Greece issues fresh warning on IMF payment in June

Greece issues fresh warning on IMF payment in June

ATHENS - Agence France-Presse
Greece issues fresh warning on IMF payment in June

AP Photo

A Greek government minister said on May 24 that Athens will be unable to repay the IMF on schedule next month, reiterating previous warnings by officials during tense talks with the country’s creditors.     

“The instalment to the IMF won’t be paid,” Interior Minister Nikos Voutsis told Mega TV.

“The instalments for the IMF in June are 1.6 billion euros ($1.8 billion). This money will not be given. There isn’t any to be given. This is a known fact,” he said.    
 
Voutsis added however that the negotiations between Athens and its creditors were taking place “on the basis of cautious optimism that there will be a strong agreement”.    

Greece faces four debt repayments to the IMF from June 5. Athens would struggle to meet all of them without using bailout funds due to it that are being blocked by its international creditors.

A failure to honor the repayments could result in default, raising the specter of a possible exit from the euro.
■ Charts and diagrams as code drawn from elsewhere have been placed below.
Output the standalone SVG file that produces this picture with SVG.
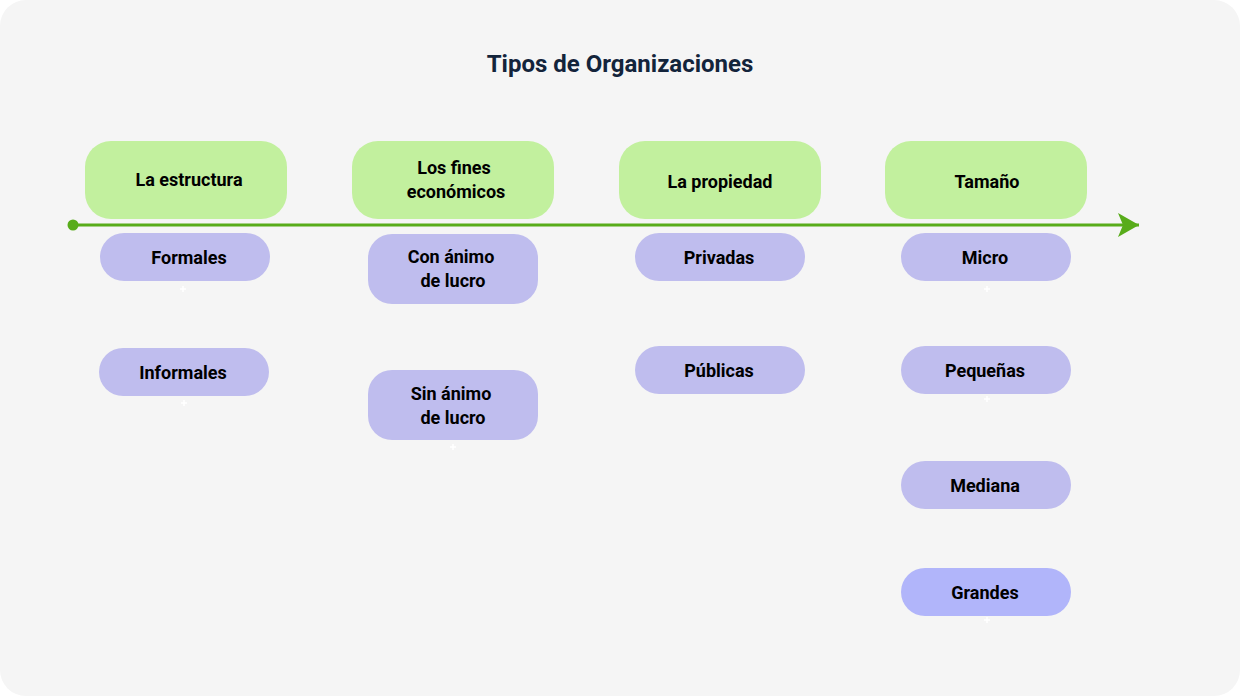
<svg xmlns="http://www.w3.org/2000/svg" width="1240" height="696" viewBox="0 0 1240 696">
<defs>
<style>
.cat rect{fill:#c2f09e}
.sub rect{fill:#bfbdee}
.t{font-family:Roboto,"Liberation Sans",sans-serif;font-weight:bold;font-size:18px;fill:#000;text-anchor:middle}
.plus{stroke:#fff;stroke-width:1.5}
</style>
<marker id="arr" viewBox="0 0 22 24" refX="21" refY="12" markerWidth="22" markerHeight="24" markerUnits="userSpaceOnUse" orient="auto">
<path d="M0,0 L21,12 L0,24 L5,12 Z" fill="#58ac1a"/>
</marker>
</defs>
<rect width="1240" height="696" fill="#ffffff"/>
<rect width="1240" height="696" rx="26" fill="#f5f5f5"/>
<text x="620" y="72" font-family="Roboto,'Liberation Sans',sans-serif" font-weight="bold" font-size="24" fill="#13243b" text-anchor="middle">Tipos de Organizaciones</text>
<g id="connectors">
<line x1="73" y1="225" x2="1139" y2="225" stroke="#58ac1a" stroke-width="3" marker-end="url(#arr)"/>
<circle cx="73" cy="225" r="5.5" fill="#58ac1a"/>
</g>
<g id="n-estructura" class="cat"><rect x="85" y="141" width="202" height="78" rx="26"/><text class="t" x="189" y="186">La estructura</text></g>
<g id="n-fines" class="cat"><rect x="352" y="141" width="202" height="78" rx="26"/><text class="t" x="454" y="174">Los fines</text><text class="t" x="456" y="198">económicos</text></g>
<g id="n-propiedad" class="cat"><rect x="619" y="141" width="202" height="78" rx="26"/><text class="t" x="720" y="188">La propiedad</text></g>
<g id="n-tamano" class="cat"><rect x="885" y="141" width="202" height="78" rx="26"/><text class="t" x="987" y="188">Tamaño</text></g>

<g id="n-formales" class="sub"><rect x="100" y="233" width="170" height="48" rx="24"/><text class="t" x="189" y="264">Formales</text></g>
<g id="n-informales" class="sub"><rect x="99" y="348" width="170" height="48" rx="24"/><text class="t" x="183" y="379">Informales</text></g>
<g id="n-con" class="sub"><rect x="368" y="234" width="170" height="70" rx="24"/><text class="t" x="451" y="263">Con ánimo</text><text class="t" x="453" y="287">de lucro</text></g>
<g id="n-sin" class="sub"><rect x="368" y="370" width="170" height="70" rx="24"/><text class="t" x="451" y="400">Sin ánimo</text><text class="t" x="453" y="424">de lucro</text></g>
<g id="n-privadas" class="sub"><rect x="635" y="233" width="170" height="48" rx="24"/><text class="t" x="719" y="264">Privadas</text></g>
<g id="n-publicas" class="sub"><rect x="635" y="346" width="170" height="48" rx="24"/><text class="t" x="719" y="377">Públicas</text></g>
<g id="n-micro" class="sub"><rect x="901" y="233" width="170" height="48" rx="24"/><text class="t" x="985" y="264">Micro</text></g>
<g id="n-pequenas" class="sub"><rect x="901" y="346" width="170" height="48" rx="24"/><text class="t" x="985" y="377">Pequeñas</text></g>
<g id="n-mediana" class="sub"><rect x="901" y="461" width="170" height="48" rx="24"/><text class="t" x="985" y="492">Mediana</text></g>
<g id="n-grandes"><rect x="901" y="568" width="170" height="48" rx="24" fill="#b1b5fa"/><text class="t" x="985" y="599">Grandes</text></g>

<g id="marks" class="plus">
<path d="M183,286v6M180,289h6"/>
<path d="M184,400v6M181,403h6"/>
<path d="M453,444v6M450,447h6"/>
<path d="M987,286v6M984,289h6"/>
<path d="M987,396v6M984,399h6"/>
<path d="M987,617v6M984,620h6"/>
</g>
</svg>
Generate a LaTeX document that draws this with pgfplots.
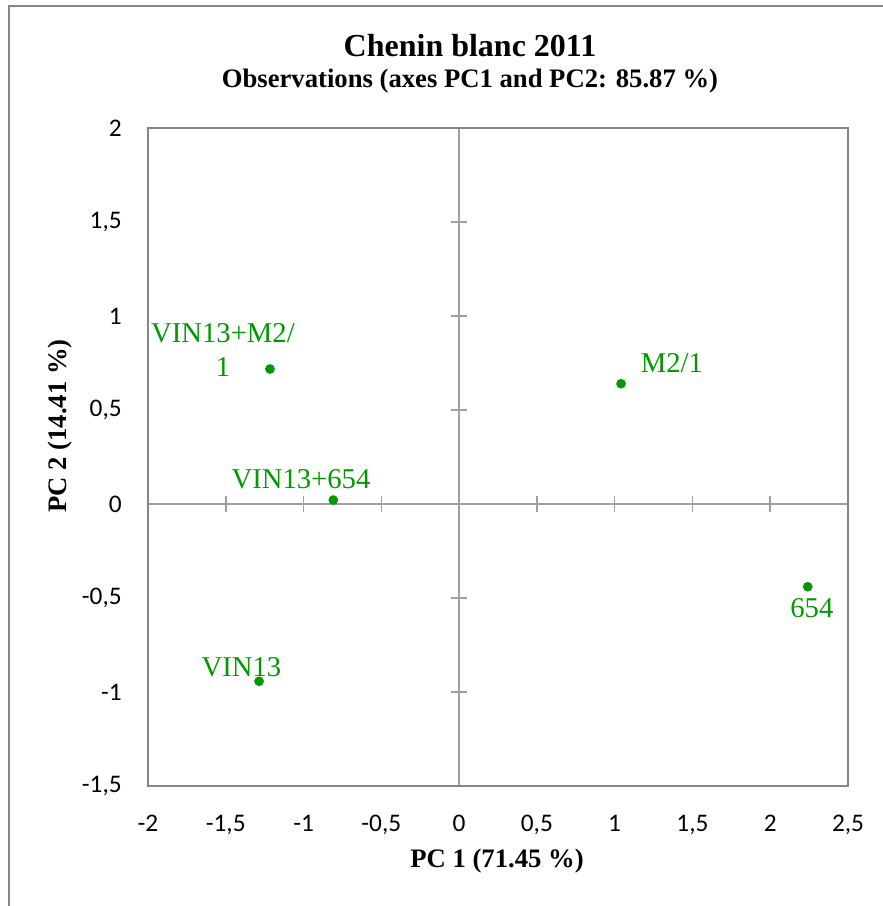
\documentclass[border=0pt]{standalone}
\usepackage{pgfplots}
\pgfplotsset{compat=1.18}
\usepackage{fontspec}
\setmainfont{Liberation Serif}
\newfontfamily\carlito{Carlito}
\definecolor{ptgreen}{RGB}{0,153,0}
\definecolor{framegray}{RGB}{134,134,134}
\definecolor{zerogray}{RGB}{160,160,160}
\begin{document}
\begin{tikzpicture}
% zero lines with crossing ticks
\begin{axis}[
  width=525pt, height=493.5pt, scale only axis,
  xmin=-2, xmax=2.5, ymin=-1.5, ymax=2,
  axis lines=middle,
  axis line style={zerogray, line width=1.1pt, -},
  xtick={-1.5,-1,-0.5,0.5,1,1.5,2},
  ytick={-1,-0.5,0.5,1,1.5},
  xticklabels={}, yticklabels={},
  tick align=center, major tick length=12.5pt,
  tick style={zerogray, line width=1.1pt},
]
\end{axis}
% frame, labels and data
\begin{axis}[
  name=main,
  width=525pt, height=493.5pt, scale only axis,
  xmin=-2, xmax=2.5, ymin=-1.5, ymax=2,
  axis line style={framegray, line width=1.5pt},
  major tick length=0pt, tick style={draw=none},
  xtick={-2,-1.5,-1,-0.5,0,0.5,1,1.5,2,2.5},
  xticklabels={-2,{-1,5},-1,{-0,5},0,{0,5},1,{1,5},2,{2,5}},
  ytick={-1.5,-1,-0.5,0,0.5,1,1.5,2},
  yticklabels={{-1,5},-1,{-0,5},0,{0,5},1,{1,5},2},
  ticklabel style={font=\carlito\fontsize{19}{19}\selectfont, inner sep=0pt},
  xticklabel style={anchor=north, yshift=-21.75pt},
  yticklabel style={anchor=east, xshift=-19.5pt},
  clip=false,
  xlabel={PC 1 (71.45 \%)},
  ylabel={PC 2 (14.41 \%)},
  xlabel style={at={(axis description cs:0.4986,-0.1246)}, anchor=base, font=\fontsize{20}{20}\selectfont\bfseries},
  ylabel style={at={(axis description cs:-0.1257,0.547)}, anchor=center, font=\fontsize{20}{20}\selectfont\bfseries},
]
\addplot[only marks, mark=*, mark size=3.4pt, color=ptgreen] coordinates {
  (-1.216, 0.718)
  (1.041, 0.640)
  (-0.809, 0.021)
  (2.241, -0.440)
  (-1.286, -0.943)
};
\node[anchor=center, align=center, text=ptgreen, font=\fontsize{21.5}{25.5}\selectfont] at (axis cs:-1.518,0.819) {VIN13+M2/\\1};
\node[anchor=base, text=ptgreen, font=\fontsize{21.5}{25.5}\selectfont] at (axis cs:1.368,0.697) {M2/1};
\node[anchor=base, text=ptgreen, font=\fontsize{21.5}{25.5}\selectfont] at (axis cs:-1.0165,0.085) {VIN13+654};
\node[anchor=base, text=ptgreen, font=\fontsize{21.5}{25.5}\selectfont] at (axis cs:2.268,-0.606) {654};
\node[anchor=base, text=ptgreen, font=\fontsize{21.5}{25.5}\selectfont] at (axis cs:-1.399,-0.920) {VIN13};
\node[anchor=base, font=\fontsize{24}{24}\selectfont\bfseries] at (axis description cs:0.46,1.108) {Chenin blanc 2011};
\node[anchor=base, font=\fontsize{20}{20}\selectfont\bfseries] at (axis description cs:0.46,1.0608) {Observations (axes PC1 and PC2: 85.87 \%)};
\end{axis}
\draw[framegray, line width=1.2pt] (-104.25pt,-95pt) -- (-104.25pt,585pt) -- (560pt,585pt);
\pgfresetboundingbox
\useasboundingbox (-111pt,-90pt) rectangle (550.5pt,589.5pt);
\end{tikzpicture}
\end{document}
Last week, the parliamentary spokesman for Greece’s ruling Syriza Party said that the government cannot repay a loan to the IMF on June 5 as its priority is to pay salaries, pensions and running costs.

“No country can repay its debts with only the money from its budget,” Nikos Filis told Ant1 television.

Finance Minister Yanis Varoufakis, speaking to the New York Times, also raised the prospect.

“I am not going to pay the IMF (International Monetary Fund) and not pay pensions in the next few weeks.

So I said to them: ‘Decide. Do you want this to be a proper bargaining round, or do you want this to be a post-mortem?’”, he said with his trademark outspokeness.     

Government spokesman Gabriel Sakellaridis was less confrontational on May 22 however.     

“The Greek government’s plan is to cover all its requirements. With a priority on domestic requirements and then requirements towards the creditors. The government plans to respond to all the needs. This it has proven with great toil and under extremely difficult and trap-filled conditions this past period. This is what we will do in June,” he said.

The Syriza-led government is locked in talks with the European Union, European Central Bank and the International Monetary Fund to release a blocked final 7.2-billion-euro ($7.9 billon) tranche of its 240-billion-euro bailout.

In exchange for the aid, creditors are demanding Greece accept tough reforms and spending cuts that anti-austerity Syriza pledged to reject when it was elected in January.  
  
According to reports, creditors are demanding further budget cuts worth five billion euros including pension cuts and mass lay-offs.